Yamashita has a connection to all four physicians. Luke Howe is her first cousin; his mother is her father’s and Royal Whitney’s sister. Yamashita and Harry Howe attended the same one-room school, South Tunbridge, where he was several grades ahead of her. Today, both the Howe cousins and Yamashita live at Harvest Hill Retirement Community in Lebanon, N.H., which Royal Whitney helped to establish in the 1980s.

In 1945, after Yamashita’s sophomore year in college, she took a teaching job at Tunbridge one-room school Number Three, where Ouellette was in eighth grade. Ouellette had polio at age 2, temporarily paralyzing his left side and leaving his left leg shorter than his right. What he lacked in stature he overcame with intellect, Yamashita says.
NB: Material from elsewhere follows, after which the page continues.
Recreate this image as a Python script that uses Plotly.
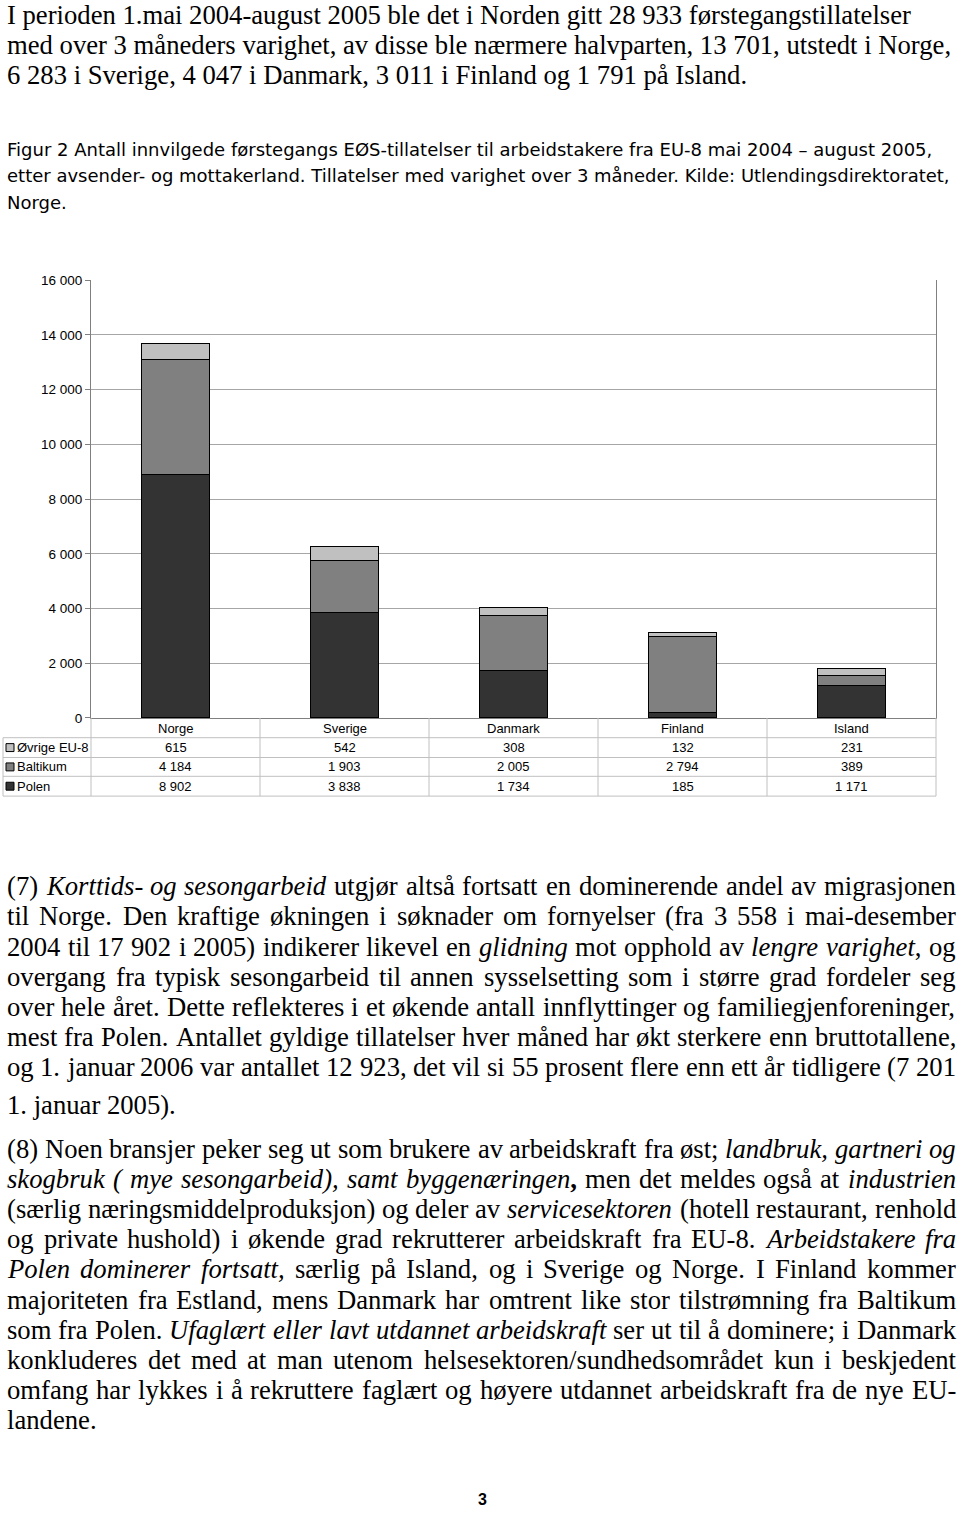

“His brain was so advanced,” she says. “Any assignment I gave him, he had it done before it was due. … And then he would help the other kids, which is what you do in a oneroom school.”

At age 10, Ouellette would trudge down the road in the morning to light the wood stove that heated his school. He figured he’d spend his life as a farmer, but by his teen years, the physical difficulties from polio became apparent. “I was smaller. I was weaker,” he says. “I couldn’t do the job.”

Three of the four doctors attended the nearby South Royalton High School. Ouellette played the saxophone and considered becoming a jazz musician. His music teacher and a local priest, though, pushed him toward college.

“People who were educated saw something in me that my parents had no way of knowing,” he says. “I never thought of myself as being smart.”

The priest helped him get into St. Michael’s College in Winooski, Vt. During his pre-med undergraduate years, Ouellette worked nights in a laboratory at Fanny Allen Hospital, now part of the UVM Medical Center, and lived at the hospital with interns and residents. He says he never considered studying medicine elsewhere.

“I had to toe the line, because it was a very demanding medical school,” he says, noting that only 40 of 50 original students in his class graduated. “We worked hard.”

In his first year of a four-year residency in internal medicine, Ouellette met a nationally renowned allergist, Charles Reed, who awoke his interest in that specialty. “I loved the key functions,” he says. “I loved the anatomy and the physiology of the lung.”

Ouellette completed a two-year fellowship in his specialty, then served a two-year military requirement at Walter Reed Army Medical Center in Washington, D.C. Back in Wisconsin, he expanded his allergy and asthma clinic to 22 satellite offices and joined the University of Wisconsin medical school faculty. Later, Ouellette became an expert in building science and environmental air quality.”

After retiring at age 69, Ouellette and his wife have devoted themselves to raising prized black walnut trees on their Dayton Ridge Tree Farm. He remains close — “like brothers” — with his medical school roommate, Dick Caldwell, a general surgeon in Chicago, and classmate John “Jack” Stetson, M.D.’60, who helped Ouellette during his recent knee replacement. For Ouellette, that modern medical miracle is just another reason to be thankful.

“Just look at what medicine has done for me,” he says.